# To be done
Begin with the first line below and retype each line exactly through the line containing "43.8, 17.3, 31.8]". Any pictures are to be left out.

(Charts and diagrams as code)
━━━━━━━━━━
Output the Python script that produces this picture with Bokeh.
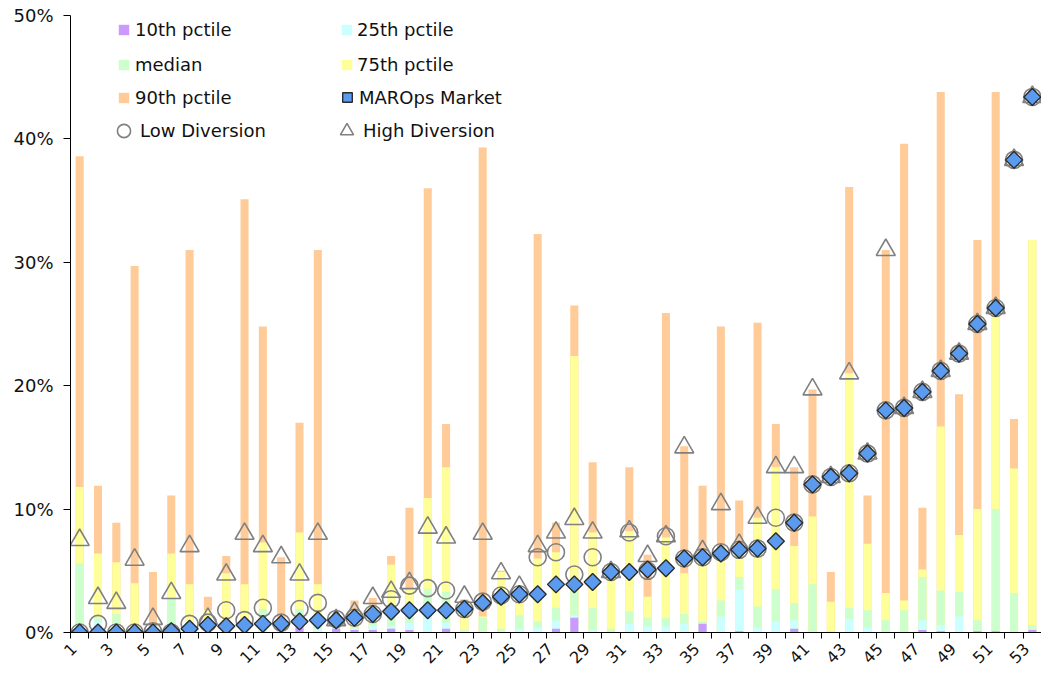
import math
from bokeh.plotting import figure
from bokeh.models import (Range1d, FixedTicker, PrintfTickFormatter, Legend,
                          LegendItem, ColumnDataSource)
from bokeh.embed import file_html
from bokeh.resources import INLINE

# ---------------- data (percent) ----------------
categories = list(range(1, 54))

p90 = [38.6, 11.9, 8.9, 29.7, 4.9, 11.1, 31.0, 2.9, 6.2, 35.1,
       24.8, 6.1, 17.0, 31.0, 0.8, 2.6, 2.8, 6.2, 10.1, 36.0,
       16.9, 2.7, 39.3, 5.0, 3.5, 32.3, 8.9, 26.5, 13.8, 5.0,
       13.4, 6.3, 25.9, 15.1, 11.9, 24.8, 10.7, 25.1, 16.9, 13.4,
       19.7, 4.9, 36.1, 11.1, 31.0, 39.6, 10.1, 43.8, 19.3, 31.8,
       43.8, 17.3, 31.8]

p75 = [11.8, 6.4, 5.7, 4.0, 0.5, 6.4, 3.9, 1.8, 4.8, 3.9,
       7.3, 0.8, 8.1, 3.9, 0.6, 1.0, 2.2, 5.5, 3.6, 10.9,
       13.4, 2.1, 1.3, 4.9, 3.2, 6.0, 6.5, 22.4, 8.1, 4.7,
       8.2, 2.9, 7.7, 4.8, 6.0, 6.0, 6.2, 9.3, 13.4, 7.0,
       9.4, 2.5, 21.0, 7.2, 3.2, 2.6, 5.1, 16.7, 7.9, 10.0,
       25.8, 13.3, 31.8]

median = [5.6, 1.2, 1.5, 0.3, 0.2, 2.7, 0.5, 0.3, 0.5, 0.5,
          1.9, 0.3, 1.9, 1.5, 0.4, 0.5, 1.0, 1.8, 2.0, 3.5,
          3.3, 0.2, 1.2, 0.3, 1.4, 0.9, 2.0, 4.5, 2.0, 0.3,
          1.7, 1.2, 1.2, 1.5, 0.9, 2.6, 4.5, 2.1, 3.5, 2.4,
          3.9, 0.1, 2.0, 1.8, 1.0, 1.8, 4.5, 3.4, 3.3, 1.0,
          10.0, 3.2, 0.6]

p25 = [0.3, 0.9, 0.8, 0.0, 0.0, 0.2, 0.2, 0.1, 0.1, 0.1,
       0.4, 0.1, 0.6, 0.3, 0.35, 0.3, 0.6, 0.5, 0.8, 1.9,
       0.8, 0.1, 0.1, 0.1, 0.3, 0.4, 1.0, 1.4, 0.2, 0.0,
       0.7, 0.5, 0.5, 0.7, 0.8, 1.3, 3.5, 0.4, 0.9, 1.0,
       0.1, 0.0, 1.1, 0.4, 0.0, 0.0, 1.0, 0.6, 1.3, 0.1,
       0.1, 0.0, 0.2]

p10 = [0.0, 0.5, 0.0, 0.0, 0.0, 0.0, 0.0, 0.0, 0.0, 0.0,
       0.0, 0.0, 0.4, 0.0, 0.3, 0.2, 0.2, 0.3, 0.2, 0.0,
       0.3, 0.0, 0.0, 0.0, 0.0, 0.0, 0.3, 1.2, 0.0, 0.0,
       0.0, 0.0, 0.0, 0.0, 0.7, 0.0, 0.1, 0.0, 0.0, 0.3,
       0.0, 0.0, 0.0, 0.0, 0.0, 0.0, 0.2, 0.1, 0.0, 0.1,
       0.1, 0.0, 0.2]

market = [0.0, 0.0, 0.0, 0.0, 0.0, 0.1, 0.3, 0.6, 0.5, 0.6,
          0.7, 0.7, 0.9, 1.0, 1.0, 1.2, 1.5, 1.7, 1.8, 1.8,
          1.8, 1.9, 2.4, 2.9, 3.1, 3.1, 3.9, 3.9, 4.1, 4.9,
          4.9, 5.1, 5.2, 6.0, 6.1, 6.4, 6.7, 6.8, 7.4, 8.9,
          12.0, 12.6, 12.9, 14.5, 18.0, 18.2, 19.5, 21.2, 22.6, 25.0,
          26.3, 38.3, 43.4]

low_div = [0.0, 0.7, 0.0, 0.0, 0.1, 0.0, 0.7, 0.8, 1.8, 1.0,
           2.0, 0.8, 1.9, 2.4, 1.1, 1.2, 1.5, 2.7, 3.8, 3.6,
           3.4, 1.9, 2.5, 3.0, 3.1, 6.1, 6.5, 4.7, 6.1, 4.9,
           8.1, 5.0, 7.8, 6.0, 6.1, 6.5, 6.7, 6.8, 9.3, 8.9,
           12.0, 12.6, 12.9, 14.5, 18.0, 18.2, 19.5, 21.2, 22.6, 25.0,
           26.3, 38.3, 43.4]

high_div = [7.5, 2.8, 2.4, 5.9, 1.1, 3.2, 7.0, 1.1, 4.7, 8.0,
            7.0, 6.1, 4.7, 8.0, 1.0, 1.6, 2.8, 3.3, 4.0, 8.5,
            7.7, 2.9, 8.0, 4.8, 3.7, 7.0, 8.1, 9.2, 8.1, 4.9,
            8.2, 6.2, 7.8, 15.0, 6.6, 10.4, 7.1, 9.3, 13.4, 13.4,
            19.7, 12.6, 21.0, 14.5, 31.0, 18.2, 19.5, 21.2, 22.6, 25.0,
            26.3, 38.3, 43.4]

y_ticks = [0, 10, 20, 30, 40, 50]
x_label_ticks = list(range(1, 54, 2))

src = ColumnDataSource(dict(x=categories, p90=p90, p75=p75, median=median,
                            p25=p25, p10=p10, market=market,
                            low=low_div, high=high_div))

FONT = "DejaVu Sans"
TXT = "#111111"
FS = "18px"

p = figure(width=1041, height=677, output_backend="svg", toolbar_location=None,
           x_range=Range1d(0.5, 53.5), y_range=Range1d(0, 50),
           min_border_left=70, min_border_right=0, min_border_top=15,
           min_border_bottom=45)
p.outline_line_color = None
p.xgrid.visible = False
p.ygrid.visible = False
p.background_fill_color = "white"
p.border_fill_color = "white"

W = 0.44
r90 = p.vbar(x="x", top="p90", bottom=0, width=W, source=src, fill_color="#FFCC99", line_color=None)
r75 = p.vbar(x="x", top="p75", bottom=0, width=W, source=src, fill_color="#FFFF99", line_color=None)
rmed = p.vbar(x="x", top="median", bottom=0, width=W, source=src, fill_color="#CCFFCC", line_color=None)
r25 = p.vbar(x="x", top="p25", bottom=0, width=W, source=src, fill_color="#CCFFFF", line_color=None)
r10 = p.vbar(x="x", top="p10", bottom=0, width=W, source=src, fill_color="#CC99FF", line_color=None)

rlow = p.scatter(x="x", y="low", source=src, marker="circle", size=17,
                 fill_color=None, line_color="#808080", line_width=1.6)
rhigh = p.scatter(x="x", y="high", source=src, marker="triangle", size=19,
                  fill_color=None, line_color="#808080", line_width=1.6)
rmkt = p.scatter(x="x", y="market", source=src, marker="square", angle=math.pi / 4,
                 size=12, fill_color="#5A9BEF", line_color="#2B2B2B", line_width=1.4)

# axes
xa = p.xaxis[0]
xa.ticker = FixedTicker(ticks=x_label_ticks,
                        minor_ticks=[c - 0.5 for c in categories] + [53.5])
xa.major_tick_in = 0
xa.major_tick_out = 0
xa.minor_tick_in = 0
xa.minor_tick_out = 6
xa.minor_tick_line_color = "black"
xa.axis_line_color = "black"
xa.major_label_orientation = math.pi / 4
xa.major_label_text_font = FONT
xa.major_label_text_font_size = "16px"
xa.major_label_text_color = TXT
xa.major_label_standoff = 2
# an en space after each label slides the rotated text back along its own
# direction, so its end sits just left of the tick, as in the reference
xa.major_label_overrides = {t: f"{t}\u2002" for t in x_label_ticks}

ya = p.yaxis[0]
ya.ticker = FixedTicker(ticks=y_ticks)
ya.formatter = PrintfTickFormatter(format="%d%%")
ya.major_tick_in = 0
ya.major_tick_out = 7
ya.minor_tick_line_color = None
ya.axis_line_color = "black"
ya.major_tick_line_color = "black"
ya.major_label_text_font = FONT
ya.major_label_text_font_size = FS
ya.major_label_text_color = TXT
ya.major_label_standoff = 10

FRAME_LEFT, FRAME_BOTTOM = 70, 632


def make_legend(item, glyph, cx, cy, text_x, item_h=24):
    h = max(glyph, item_h)
    gx0 = int(math.floor(cx - glyph / 2 + 0.5))
    loc = (gx0 - FRAME_LEFT, int(round(FRAME_BOTTOM - (cy + h / 2))))
    lg = Legend(items=[item], location=loc, orientation="vertical")
    lg.border_line_color = None
    lg.background_fill_alpha = 0
    lg.padding = 0
    lg.margin = 0
    lg.spacing = 0
    lg.glyph_width = glyph
    lg.glyph_height = glyph
    lg.label_height = h
    lg.label_standoff = int(round(text_x - (gx0 + glyph)))
    lg.label_text_font = FONT
    lg.label_text_font_size = FS
    lg.label_text_color = TXT
    lg.label_text_baseline = "middle"
    return lg


COL_GX = [123.5, 346.5]   # glyph centres
COL_TX = [135, 357]       # label starts
ROW_Y = [29, 63.5, 97, 130.5]

entries = [
    ("10th pctile", r10, 13, 0, 0),
    ("25th pctile", r25, 13, 0, 1),
    ("median", rmed, 13, 1, 0),
    ("75th pctile", r75, 13, 1, 1),
    ("90th pctile", r90, 13, 2, 0),
    ("MAROps Market", rmkt, 24, 2, 1),
    ("Low Diversion", rlow, 33, 3, 0),
    ("High Diversion", rhigh, 33, 3, 1),
]
for label, rend, g, row, col in entries:
    p.add_layout(make_legend(LegendItem(label=label, renderers=[rend]), g,
                             COL_GX[col], ROW_Y[row], COL_TX[col]), "center")

open("out.html", "w").write(file_html(p, INLINE))
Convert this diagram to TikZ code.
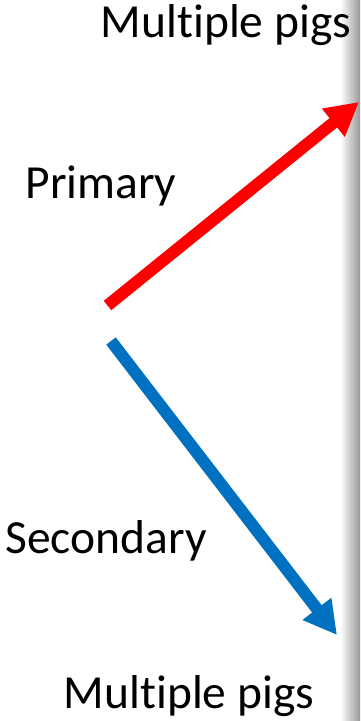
\documentclass[tikz,border=0pt]{standalone}
\usepackage{fontspec}
\setmainfont{Carlito}[Ligatures={NoCommon}]
\usetikzlibrary{arrows.meta}
\definecolor{pred}{RGB}{255,0,0}
\definecolor{pblue}{RGB}{0,112,192}
\tikzset{
  lbl/.style={anchor=base, inner sep=0pt, font=\fontsize{47.5}{52}\selectfont},
  bigarrow/.style={line width=12pt, -{Triangle[length=33pt,width=34pt]}, line cap=butt}
}
\begin{document}
\begin{tikzpicture}[x=1pt,y=-1pt]
\useasboundingbox (0,0) rectangle (360,721);
\shade[left color=white, right color=black!40] (340,0) rectangle (360,721);
\node[lbl] (top) at (226,37) {Multiple pigs};
\node[lbl] (prim) at (101,198) {Primary};
\node[lbl] (sec) at (106,553) {Secondary};
\node[lbl] (bot) at (189,708) {Multiple pigs};
\coordinate (rs) at (107.5,305.5);
\coordinate (re) at (359,102);
\coordinate (bs) at (111,341);
\coordinate (be) at (337,635);
\draw[bigarrow, draw=pred, fill=pred] (rs) -- (re);
\draw[bigarrow, draw=pblue, fill=pblue] (bs) -- (be);
\end{tikzpicture}
\end{document}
━━━━━━━━━━
# Output for this exercise
Output the Python script that produces this picture with Bokeh.
import math
from bokeh.plotting import figure
from bokeh.models import (Range1d, FixedTicker, PrintfTickFormatter, Legend,
                          LegendItem, ColumnDataSource)
from bokeh.embed import file_html
from bokeh.resources import INLINE

# ---------------- data (percent) ----------------
categories = list(range(1, 54))

p90 = [38.6, 11.9, 8.9, 29.7, 4.9, 11.1, 31.0, 2.9, 6.2, 35.1,
       24.8, 6.1, 17.0, 31.0, 0.8, 2.6, 2.8, 6.2, 10.1, 36.0,
       16.9, 2.7, 39.3, 5.0, 3.5, 32.3, 8.9, 26.5, 13.8, 5.0,
       13.4, 6.3, 25.9, 15.1, 11.9, 24.8, 10.7, 25.1, 16.9, 13.4,
       19.7, 4.9, 36.1, 11.1, 31.0, 39.6, 10.1, 43.8, 19.3, 31.8,
       43.8, 17.3, 31.8]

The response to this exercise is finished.